Decades of debating and fighting ensued between the Roman and Lutheran territories. After Luther’s death in 1546, the Lutheran churches also had to wrestle with doctrinal issues that arose in their own midst, since they were no longer united under the pope or under any single leader. Finally, in 1580 the Lutheran churches jointly compiled, published, and subscribed the Book of Concord, also known as the Lutheran Confessions, containing ten documents expressing the Christian faith as confessed by Lutherans. They are:

  • The three ancient creeds of the Church catholic:
  • The Apostles’ Creed (c. 2nd Century AD)
  • The Nicene Creed (AD 381)
  • The Athanasian Creed (c. 5th Century AD)
  • The following documents written by Lutheran theologians of the sixteenth century:
  • The Small Catechism of Martin Luther (AD 1529)
  • The Large Catechism of Martin Luther (AD 1529)
  • The Augsburg Confession (AD 1530)
  • The Apology (Defense) of the Augsburg Confession (AD 1531)
  • The Smalcald Articles (AD 1537)
  • The Power and Primacy of the Pope (AD 1537)
  • The Formula of Concord (AD 1577)

There is so much more to the Reformation story, but let this serve for now as a brief summary of the sixteenth century Reformation and the story of Martin Luther.

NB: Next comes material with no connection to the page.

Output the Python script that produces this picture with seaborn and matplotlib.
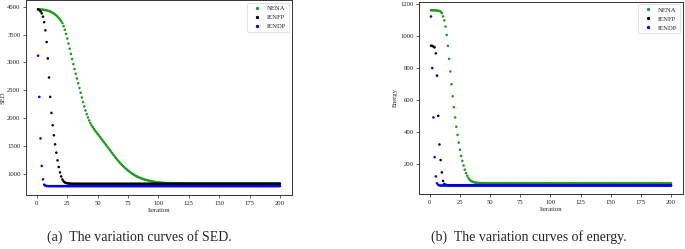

The Lutherans of the sixteenth century were firmly convinced from the Holy Scriptures that their confession of faith, summarized in the Book of Concord of 1580, was pure and undefiled, and that it was the continuation of the common Christian faith handed down by Christ through His prophets and apostles, in full agreement with the confession of the historical catholic Church.

Over the five centuries since Luther first nailed his 95 Theses to that church door in Wittenberg, the doctrinal agreement expressed by Lutherans in the Book of Concord has largely deteriorated. “The Lutheran Church” is not a single, united institution, as the Roman Catholic Church is. Instead, individual churches with some degree of attachment to the Book of Concord are free to call themselves “Lutherans,” often forming associations or “synods” with other churches with whom they profess to be in communion.

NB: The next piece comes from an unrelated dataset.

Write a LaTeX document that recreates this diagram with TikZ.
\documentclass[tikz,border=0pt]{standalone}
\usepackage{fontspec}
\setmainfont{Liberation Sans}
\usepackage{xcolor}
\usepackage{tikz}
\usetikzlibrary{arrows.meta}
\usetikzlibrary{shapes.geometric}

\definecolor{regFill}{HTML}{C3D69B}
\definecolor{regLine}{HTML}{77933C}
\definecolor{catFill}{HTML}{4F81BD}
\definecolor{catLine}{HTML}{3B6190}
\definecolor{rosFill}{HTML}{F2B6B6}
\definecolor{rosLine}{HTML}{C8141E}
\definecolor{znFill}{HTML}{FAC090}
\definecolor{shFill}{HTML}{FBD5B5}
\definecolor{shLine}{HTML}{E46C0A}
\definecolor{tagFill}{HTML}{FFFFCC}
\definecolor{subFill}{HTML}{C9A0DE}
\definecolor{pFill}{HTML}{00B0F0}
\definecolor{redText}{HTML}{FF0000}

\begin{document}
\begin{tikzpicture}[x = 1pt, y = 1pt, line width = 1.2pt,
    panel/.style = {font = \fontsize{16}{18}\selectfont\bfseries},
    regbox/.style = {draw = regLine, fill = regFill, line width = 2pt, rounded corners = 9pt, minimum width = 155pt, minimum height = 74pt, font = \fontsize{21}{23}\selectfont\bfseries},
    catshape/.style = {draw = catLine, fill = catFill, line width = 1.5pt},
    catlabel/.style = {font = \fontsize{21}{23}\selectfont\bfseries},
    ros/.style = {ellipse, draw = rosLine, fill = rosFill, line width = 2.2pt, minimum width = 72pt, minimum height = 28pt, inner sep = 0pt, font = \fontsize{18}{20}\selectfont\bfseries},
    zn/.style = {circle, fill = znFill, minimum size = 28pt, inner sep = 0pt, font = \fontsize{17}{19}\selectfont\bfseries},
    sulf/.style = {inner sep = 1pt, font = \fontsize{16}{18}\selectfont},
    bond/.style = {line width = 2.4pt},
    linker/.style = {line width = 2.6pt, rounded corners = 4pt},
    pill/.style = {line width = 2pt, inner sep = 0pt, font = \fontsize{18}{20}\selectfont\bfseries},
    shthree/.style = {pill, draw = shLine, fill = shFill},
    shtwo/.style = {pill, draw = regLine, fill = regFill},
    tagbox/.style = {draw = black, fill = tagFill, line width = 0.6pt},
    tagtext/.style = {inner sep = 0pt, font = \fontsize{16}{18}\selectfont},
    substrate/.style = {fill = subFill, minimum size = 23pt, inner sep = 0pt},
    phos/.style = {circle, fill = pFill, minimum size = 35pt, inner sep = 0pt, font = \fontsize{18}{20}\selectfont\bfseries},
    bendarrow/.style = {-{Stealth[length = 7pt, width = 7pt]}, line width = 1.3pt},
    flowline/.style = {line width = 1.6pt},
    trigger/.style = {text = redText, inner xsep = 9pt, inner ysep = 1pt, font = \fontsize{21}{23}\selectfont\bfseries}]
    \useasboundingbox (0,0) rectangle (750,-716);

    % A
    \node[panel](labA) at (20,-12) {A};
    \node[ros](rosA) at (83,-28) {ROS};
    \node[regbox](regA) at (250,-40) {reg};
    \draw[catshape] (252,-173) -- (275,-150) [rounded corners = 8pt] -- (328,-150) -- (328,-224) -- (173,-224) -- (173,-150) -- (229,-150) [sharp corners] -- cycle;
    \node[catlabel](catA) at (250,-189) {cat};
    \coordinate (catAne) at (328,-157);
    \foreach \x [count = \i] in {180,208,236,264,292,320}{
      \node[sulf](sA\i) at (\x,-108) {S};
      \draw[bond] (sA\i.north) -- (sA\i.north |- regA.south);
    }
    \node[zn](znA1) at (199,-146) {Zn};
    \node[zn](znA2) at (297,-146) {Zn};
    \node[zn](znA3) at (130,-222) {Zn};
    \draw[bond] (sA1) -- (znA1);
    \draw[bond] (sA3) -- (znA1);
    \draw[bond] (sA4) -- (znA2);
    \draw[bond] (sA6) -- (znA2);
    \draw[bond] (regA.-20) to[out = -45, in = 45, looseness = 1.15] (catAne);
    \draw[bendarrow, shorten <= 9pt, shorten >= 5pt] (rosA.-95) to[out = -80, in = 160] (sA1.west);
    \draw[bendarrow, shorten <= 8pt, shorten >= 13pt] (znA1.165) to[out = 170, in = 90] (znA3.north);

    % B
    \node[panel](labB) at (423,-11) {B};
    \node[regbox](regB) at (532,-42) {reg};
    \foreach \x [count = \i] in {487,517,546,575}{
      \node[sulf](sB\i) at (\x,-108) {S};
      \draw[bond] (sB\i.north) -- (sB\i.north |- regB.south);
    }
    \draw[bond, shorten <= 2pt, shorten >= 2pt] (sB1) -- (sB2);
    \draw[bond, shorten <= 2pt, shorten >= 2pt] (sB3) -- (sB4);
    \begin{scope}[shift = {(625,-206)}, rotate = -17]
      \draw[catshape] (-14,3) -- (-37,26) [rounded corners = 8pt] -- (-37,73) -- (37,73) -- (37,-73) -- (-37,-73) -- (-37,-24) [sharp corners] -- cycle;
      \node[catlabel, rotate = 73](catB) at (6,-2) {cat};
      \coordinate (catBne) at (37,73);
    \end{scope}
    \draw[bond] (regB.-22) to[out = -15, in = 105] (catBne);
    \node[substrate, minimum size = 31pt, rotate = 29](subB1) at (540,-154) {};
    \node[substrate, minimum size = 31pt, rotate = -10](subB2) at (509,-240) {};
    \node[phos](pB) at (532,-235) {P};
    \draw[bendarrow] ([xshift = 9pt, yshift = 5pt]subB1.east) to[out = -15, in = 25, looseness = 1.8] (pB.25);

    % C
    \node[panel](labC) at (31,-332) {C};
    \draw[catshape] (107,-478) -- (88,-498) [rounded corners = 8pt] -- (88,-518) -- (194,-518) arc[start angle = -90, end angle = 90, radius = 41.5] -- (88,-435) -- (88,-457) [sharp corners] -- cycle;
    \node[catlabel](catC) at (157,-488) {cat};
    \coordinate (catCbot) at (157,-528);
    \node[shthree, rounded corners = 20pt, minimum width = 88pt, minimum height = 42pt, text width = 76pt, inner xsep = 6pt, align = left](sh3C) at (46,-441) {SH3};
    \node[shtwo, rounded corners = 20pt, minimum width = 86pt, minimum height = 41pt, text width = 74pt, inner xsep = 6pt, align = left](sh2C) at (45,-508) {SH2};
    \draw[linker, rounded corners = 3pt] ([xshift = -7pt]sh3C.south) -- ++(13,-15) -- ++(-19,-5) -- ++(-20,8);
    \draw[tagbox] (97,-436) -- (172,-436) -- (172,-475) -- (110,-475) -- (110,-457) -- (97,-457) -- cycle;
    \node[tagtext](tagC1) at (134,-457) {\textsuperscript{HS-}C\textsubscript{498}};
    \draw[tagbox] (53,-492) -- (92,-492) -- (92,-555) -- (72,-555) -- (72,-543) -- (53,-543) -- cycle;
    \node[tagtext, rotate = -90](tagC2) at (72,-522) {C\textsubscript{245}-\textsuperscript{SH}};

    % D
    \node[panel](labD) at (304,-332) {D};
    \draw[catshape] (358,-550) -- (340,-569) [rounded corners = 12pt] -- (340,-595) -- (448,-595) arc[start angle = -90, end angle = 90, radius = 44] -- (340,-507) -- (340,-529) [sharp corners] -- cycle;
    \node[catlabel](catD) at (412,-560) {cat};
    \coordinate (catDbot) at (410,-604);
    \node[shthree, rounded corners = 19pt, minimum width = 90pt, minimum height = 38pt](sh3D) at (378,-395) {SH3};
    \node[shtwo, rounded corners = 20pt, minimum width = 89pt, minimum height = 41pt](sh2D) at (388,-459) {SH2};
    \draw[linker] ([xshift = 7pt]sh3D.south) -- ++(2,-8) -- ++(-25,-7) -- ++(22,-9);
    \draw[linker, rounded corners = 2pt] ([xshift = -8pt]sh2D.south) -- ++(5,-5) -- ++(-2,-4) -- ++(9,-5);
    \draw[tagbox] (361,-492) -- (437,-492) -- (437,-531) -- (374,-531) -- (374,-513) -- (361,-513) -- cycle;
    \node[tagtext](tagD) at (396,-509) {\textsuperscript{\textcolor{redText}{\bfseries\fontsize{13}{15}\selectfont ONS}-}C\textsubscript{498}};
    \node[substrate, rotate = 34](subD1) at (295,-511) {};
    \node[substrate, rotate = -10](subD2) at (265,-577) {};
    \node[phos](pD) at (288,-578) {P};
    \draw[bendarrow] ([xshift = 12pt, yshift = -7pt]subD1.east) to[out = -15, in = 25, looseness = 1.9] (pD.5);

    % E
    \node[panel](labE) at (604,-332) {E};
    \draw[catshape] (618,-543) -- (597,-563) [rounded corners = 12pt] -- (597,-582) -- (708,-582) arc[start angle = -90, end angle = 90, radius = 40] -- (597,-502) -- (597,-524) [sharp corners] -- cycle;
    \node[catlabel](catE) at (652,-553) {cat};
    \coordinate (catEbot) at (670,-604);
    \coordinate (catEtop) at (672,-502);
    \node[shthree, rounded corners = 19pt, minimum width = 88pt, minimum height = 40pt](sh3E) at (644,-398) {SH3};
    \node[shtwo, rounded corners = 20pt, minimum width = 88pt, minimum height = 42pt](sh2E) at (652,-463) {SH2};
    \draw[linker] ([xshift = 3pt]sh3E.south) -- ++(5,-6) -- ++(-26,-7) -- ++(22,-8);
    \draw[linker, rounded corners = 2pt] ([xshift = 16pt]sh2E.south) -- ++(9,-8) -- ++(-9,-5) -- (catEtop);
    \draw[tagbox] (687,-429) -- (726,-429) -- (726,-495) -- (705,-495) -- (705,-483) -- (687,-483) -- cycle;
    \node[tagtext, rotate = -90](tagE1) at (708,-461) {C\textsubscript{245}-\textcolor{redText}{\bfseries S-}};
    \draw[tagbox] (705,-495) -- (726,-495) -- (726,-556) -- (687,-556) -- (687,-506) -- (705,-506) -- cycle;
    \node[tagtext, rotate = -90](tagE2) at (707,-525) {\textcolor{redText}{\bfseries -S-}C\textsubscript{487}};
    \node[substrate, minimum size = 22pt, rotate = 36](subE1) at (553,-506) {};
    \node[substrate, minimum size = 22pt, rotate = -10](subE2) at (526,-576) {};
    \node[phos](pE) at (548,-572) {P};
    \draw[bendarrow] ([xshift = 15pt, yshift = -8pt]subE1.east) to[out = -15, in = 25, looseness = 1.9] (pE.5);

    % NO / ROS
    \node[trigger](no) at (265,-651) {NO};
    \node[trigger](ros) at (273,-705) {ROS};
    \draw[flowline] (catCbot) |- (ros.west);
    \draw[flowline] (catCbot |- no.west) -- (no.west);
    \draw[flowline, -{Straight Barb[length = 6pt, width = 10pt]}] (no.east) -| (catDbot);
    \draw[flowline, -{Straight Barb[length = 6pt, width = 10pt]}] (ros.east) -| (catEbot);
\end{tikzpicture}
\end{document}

An honest appraisal of modern Lutheranism around the world reveals widespread deviation from the faith confessed by Luther and the Lutheran Reformers. Martin Luther would surely not recognize the doctrine and practice of the vast majority of churches that bear his name. Five hundred years after Luther first posted his 95 Theses, the churches that hold to everything confessed in the Book of Concord are few and far between.

But the Lord Christ promised that this would always be the case with His Christian Church on earth until His return, that it would constantly be troubled from without and from within, hated by the world and filled with false teachers “to deceive, if possible, even the elect” (Matthew 24:24).

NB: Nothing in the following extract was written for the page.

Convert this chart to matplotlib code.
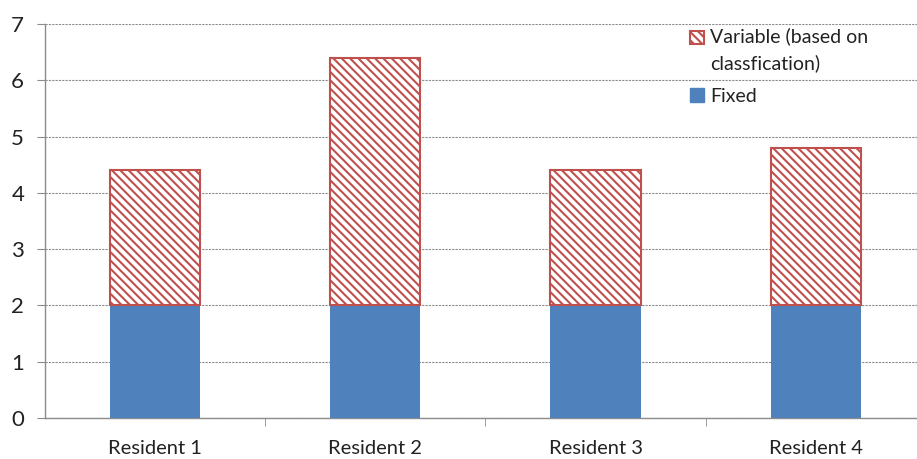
import matplotlib
matplotlib.use("Agg")
import matplotlib.pyplot as plt
from matplotlib.patches import Patch

categories = ["Resident 1", "Resident 2", "Resident 3", "Resident 4"]
fixed = [2, 2, 2, 2]
variable = [2.4, 4.4, 2.4, 2.8]
y_ticks = [0, 1, 2, 3, 4, 5, 6, 7]

plt.rcParams["font.family"] = ["Lato", "DejaVu Sans"]
plt.rcParams["hatch.linewidth"] = 1.5

W, H = 917, 459
fig = plt.figure(figsize=(W / 100, H / 100), dpi=100)
ax = fig.add_axes([45 / W, (H - 418) / H, (917 - 45) / W, (418 - 24) / H])

blue = "#4F81BD"
red = "#C0504D"
hatch = "\\\\\\\\"
x = range(len(categories))
ax.bar(x, fixed, width=0.41, color=blue, zorder=3)
ax.bar(x, variable, bottom=fixed, width=0.41, facecolor="white",
       edgecolor=red, hatch=hatch, linewidth=1.5, zorder=3)

ax.set_ylim(0, 7)
ax.set_xlim(-0.5, 3.46)
ax.set_yticks(y_ticks)
ax.set_yticklabels([str(v) for v in y_ticks], fontsize=16, color="#222222")
ax.yaxis.grid(True, linestyle=(0, (2, 1)), color="#8c8c8c", linewidth=0.8, zorder=0)

ax.set_xticks(list(x))
ax.set_xticklabels(categories, fontsize=14.5, color="#222222")
ax.tick_params(axis="x", length=0, pad=16)
ax.set_xticks([i - 0.5 for i in range(1, len(categories))], minor=True)
ax.tick_params(axis="x", which="minor", length=6, color="#8c8c8c", direction="out")
ax.tick_params(axis="y", length=6, color="#8c8c8c", pad=9)

for s in ["top", "right"]:
    ax.spines[s].set_visible(False)
for s in ["left", "bottom"]:
    ax.spines[s].set_color("#8c8c8c")
    ax.spines[s].set_linewidth(1.0)

handles = [
    Patch(facecolor="white", edgecolor=red, hatch=hatch, linewidth=1.5,
          label="Variable (based on\nclassfication)"),
    Patch(facecolor=blue, edgecolor=blue, label="Fixed"),
]
leg = ax.legend(handles=handles, loc="upper left", bbox_to_anchor=(0.72, 1.036),
                frameon=False, fontsize=14, handlelength=0.7, handleheight=0.7,
                handletextpad=0.3, labelspacing=0.8)
for t in leg.get_texts():
    t.set_color("#222222")
    t.set_linespacing(1.6)
# line the hatched swatch up with the first line of its two-line label
top_patch = leg.get_patches()[0]
top_patch.set_y(top_patch.get_y() + 9)

fig.savefig("out.png", dpi=100)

I would humbly but confidently submit that genuine, “Book of Concord” Lutheranism does still exist today in small pockets around the country and around the world. These do not tend to be the large and glorious gatherings of the megachurch, but little flocks of faithful shepherds and sheep, gathering humbly and joyfully around the Word and Sacraments of Christ.

Our church, in fellowship with the Confessional Lutheran Ministerium, seeks to be such a flock. We retain the biblical doctrine and the historic practice of the Christian Church, as confessed in the Book of Concord. The Word of Christ is purely taught and the Sacraments are rightly administered among us, and we seek to grow in knowledge, in faith, and in love. We have the life of Christ and the comfort of His Gospel to give to the world. By God’s grace, we have the truth, and we would like to share it with you.

For starters, we offer you this little booklet, which includes the Small Catechism of Dr. Luther, a beautiful little summary of the common Christian faith.

To God alone be the glory—Father, Son, and Holy Spirit!

 “If you abide in My word, you are My disciples indeed.
And you shall know the truth, and the truth shall make you free.”